Modi’s West Asia–Africa Sprint: Why This Three-Nation Tour Matters

Prime Minister Narendra Modi’s three-nation visit to Jordan, Ethiopia, and Oman may not have dominated prime-time debates back home, but in diplomatic circles it was closely watched—and quietly consequential. In just a few days, India reinforced its standing across West Asia and Africa, secured strategic goodwill, and burnished its image as a reliable, respected power of the Global South.

This was not a tour designed for spectacle. It was a carefully calibrated diplomatic sprint—short, efficient, and layered with long-term intent.

The most striking moment came in Addis Ababa, where Prime Minister Abiy Ahmed conferred on Narendra Modi Ethiopia’s highest civilian honour. Such awards are not routine diplomatic courtesies. They are signals—carefully chosen messages to the world about whom a nation trusts and values.

For India, the honour underscored its rising influence in Africa’s strategic heartland. Ethiopia is not just another African state; it is a diplomatic hub, host to the African Union, and a key player in the Red Sea–Horn of Africa security matrix. India’s expanding cooperation there—from defence training and UN peacekeeping to digital public infrastructure and development partnerships—positions New Delhi as a credible alternative to debt-heavy or extractive models of engagement.

More importantly, it reinforces India’s identity as a partner that builds institutions rather than dependencies.

In Jordan, Modi’s visit coincided with 75 years of diplomatic relations, providing a symbolic and substantive milestone. Discussions focused on renewable energy, water management, and digital cooperation—three sectors central to Jordan’s national priorities.

India’s growing expertise in solar power, affordable digital governance platforms, and water conservation technologies offers Jordan solutions rather than slogans. The warmth of the engagement—marked by royal courtesies and swift agreements—reflected a relationship built steadily over decades, not hurriedly assembled for headlines.
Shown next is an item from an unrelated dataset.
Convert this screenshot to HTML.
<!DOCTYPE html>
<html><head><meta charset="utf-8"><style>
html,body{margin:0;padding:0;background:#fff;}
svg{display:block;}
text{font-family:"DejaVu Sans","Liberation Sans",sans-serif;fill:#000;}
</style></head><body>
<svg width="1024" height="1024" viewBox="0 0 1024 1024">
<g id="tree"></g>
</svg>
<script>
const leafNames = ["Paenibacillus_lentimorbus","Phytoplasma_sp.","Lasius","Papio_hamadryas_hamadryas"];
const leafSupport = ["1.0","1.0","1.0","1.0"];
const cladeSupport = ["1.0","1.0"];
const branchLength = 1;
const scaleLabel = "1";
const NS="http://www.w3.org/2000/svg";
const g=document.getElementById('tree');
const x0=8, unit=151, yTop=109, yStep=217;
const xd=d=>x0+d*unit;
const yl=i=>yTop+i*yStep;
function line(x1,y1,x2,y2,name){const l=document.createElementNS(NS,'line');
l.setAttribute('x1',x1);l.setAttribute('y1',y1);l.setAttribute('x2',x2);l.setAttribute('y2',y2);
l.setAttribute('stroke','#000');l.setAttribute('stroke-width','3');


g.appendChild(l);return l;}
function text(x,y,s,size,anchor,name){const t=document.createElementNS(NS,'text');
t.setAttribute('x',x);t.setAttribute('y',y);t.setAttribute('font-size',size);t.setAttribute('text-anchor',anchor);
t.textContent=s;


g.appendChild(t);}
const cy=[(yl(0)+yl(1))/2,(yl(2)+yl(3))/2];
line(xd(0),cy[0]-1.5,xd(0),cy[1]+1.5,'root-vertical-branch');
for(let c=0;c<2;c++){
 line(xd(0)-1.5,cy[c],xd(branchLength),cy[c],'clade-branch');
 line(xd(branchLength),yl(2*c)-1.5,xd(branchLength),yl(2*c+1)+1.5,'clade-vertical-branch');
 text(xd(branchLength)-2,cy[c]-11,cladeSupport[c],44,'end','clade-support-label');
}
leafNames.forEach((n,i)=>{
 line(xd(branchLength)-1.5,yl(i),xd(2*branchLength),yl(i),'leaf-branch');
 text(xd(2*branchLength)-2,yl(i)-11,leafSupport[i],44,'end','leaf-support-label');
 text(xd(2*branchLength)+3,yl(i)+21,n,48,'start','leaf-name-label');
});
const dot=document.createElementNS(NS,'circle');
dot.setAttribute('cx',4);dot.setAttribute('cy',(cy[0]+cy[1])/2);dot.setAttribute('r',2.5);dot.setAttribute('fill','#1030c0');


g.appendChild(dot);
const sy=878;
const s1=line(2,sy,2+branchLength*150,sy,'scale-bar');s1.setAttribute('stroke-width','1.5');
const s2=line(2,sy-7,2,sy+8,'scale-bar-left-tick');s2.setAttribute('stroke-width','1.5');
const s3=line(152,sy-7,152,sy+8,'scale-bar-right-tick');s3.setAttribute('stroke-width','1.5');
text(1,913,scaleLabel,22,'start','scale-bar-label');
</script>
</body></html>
In a region often buffeted by geopolitical volatility, Jordan sees India as a stabilising force: pragmatic, non-interventionist, and economically relevant.
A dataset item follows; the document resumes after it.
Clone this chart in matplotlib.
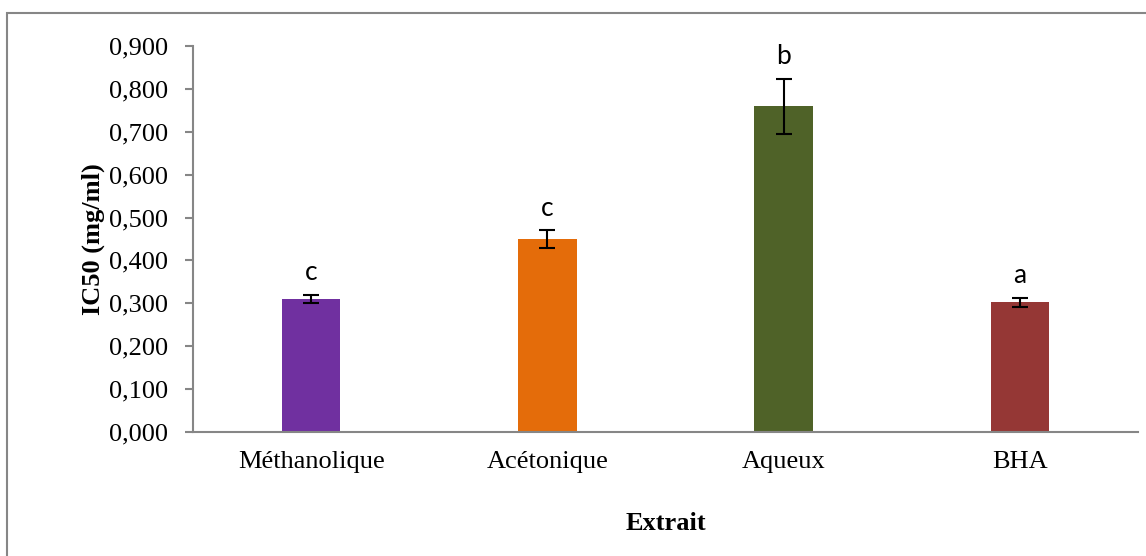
import matplotlib.pyplot as plt
from matplotlib.patches import Rectangle
from matplotlib.ticker import FuncFormatter

# data
extraits = ['Méthanolique', 'Acétonique', 'Aqueux', 'BHA']
ic50 = [0.310, 0.450, 0.759, 0.302]
ic50_err = [0.009, 0.020, 0.064, 0.011]
lettres = ['c', 'c', 'b', 'a']
couleurs = ['#7030A0', '#E46C0A', '#4F6228', '#953735']

AXIS_GREY = '#868686'

plt.rcParams['font.family'] = ['Liberation Serif', 'DejaVu Serif']

fig = plt.figure(figsize=(11.46, 5.56), dpi=100)
ax = fig.add_axes([0.1684, 0.2230, 0.8246, 0.6943])

# outer frame (only top and left visible in the reference)
fig.patches.append(Rectangle((7 / 1146, -0.2), 1.5, 1.2 - 13 / 556,
                             transform=fig.transFigure, fill=False,
                             edgecolor=AXIS_GREY, linewidth=1.5, zorder=0))

x = list(range(len(extraits)))
ax.bar(x, ic50, width=0.248, color=couleurs, zorder=2)
ax.errorbar(x, ic50, yerr=ic50_err, fmt='none', ecolor='black',
            elinewidth=1.5, capsize=6, capthick=1.5, zorder=3)

for xi, v, e, l in zip(x, ic50, ic50_err, lettres):
    ax.annotate(l, (xi, v + e), xytext=(0, 7), textcoords='offset points',
                ha='center', va='bottom', fontsize=19, family=['Lato', 'DejaVu Sans'])

ax.set_xlim(-0.5, len(extraits) - 0.5)
ax.set_ylim(0, 0.9)
ax.set_yticks([i / 10 for i in range(10)])
ax.yaxis.set_major_formatter(FuncFormatter(lambda v, p: f'{v:.3f}'.replace('.', ',')))
ax.set_xticks(x)
ax.set_xticklabels(extraits)

ax.tick_params(axis='y', length=6, width=1.5, color=AXIS_GREY, labelsize=19, pad=12)
ax.tick_params(axis='x', length=0, labelsize=19, pad=14)

for side in ['top', 'right']:
    ax.spines[side].set_visible(False)
for side in ['left', 'bottom']:
    ax.spines[side].set_color(AXIS_GREY)
    ax.spines[side].set_linewidth(1.5)

ax.set_ylabel('IC50 (mg/ml)', fontsize=19, fontweight='bold', labelpad=3)
ax.set_xlabel('Extrait', fontsize=19, fontweight='bold', labelpad=28)

fig.savefig('out.png', dpi=100)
If Jordan represented trust and Ethiopia symbolised recognition, Oman embodied continuity. Celebrating 70 years of diplomatic ties, the Muscat leg focused on expanding trade, energy cooperation, and investment flows.

Oman’s strategic location along key maritime routes and its deep historical links with India make it central to New Delhi’s Indian Ocean and Gulf strategy. Discussions on upgrading economic engagement signal India’s intent to move beyond traditional buyer-seller relationships toward deeper strategic and commercial integration.

The large Indian diaspora in Oman also featured prominently—an often underappreciated pillar of India’s global influence.

Taken together, the three visits reflect a broader recalibration of India’s foreign policy:

First, ceremonial honours and warm receptions translate into diplomatic capital. They lower political friction and open doors for security, trade, and technology cooperation.

Second, India is deepening its footprint across regions that connect Africa, the Gulf, and Southeast Asia—critical corridors of global trade and energy flows.

Third, by offering scalable development solutions rather than ideological prescriptions, India enhances its appeal in the Global South.

Finally, this outreach strengthens India’s standing in Southeast Asia, where nations increasingly view India as a counterbalance that is economically credible, politically independent, and culturally resonant.

Modi’s Jordan–Ethiopia–Oman tour may have lasted only a few days, but its implications are long-term. It reaffirmed India’s emergence as a nation that is not merely present on the global stage, but increasingly respected—honoured by partners, sought after for solutions, and trusted for stability.

If backed by consistent follow-through—investments, defence cooperation, and people-to-people engagement—this understated tour could well become another building block in India’s steadily expanding global influence.

Quiet diplomacy, it turns out, can still speak volumes.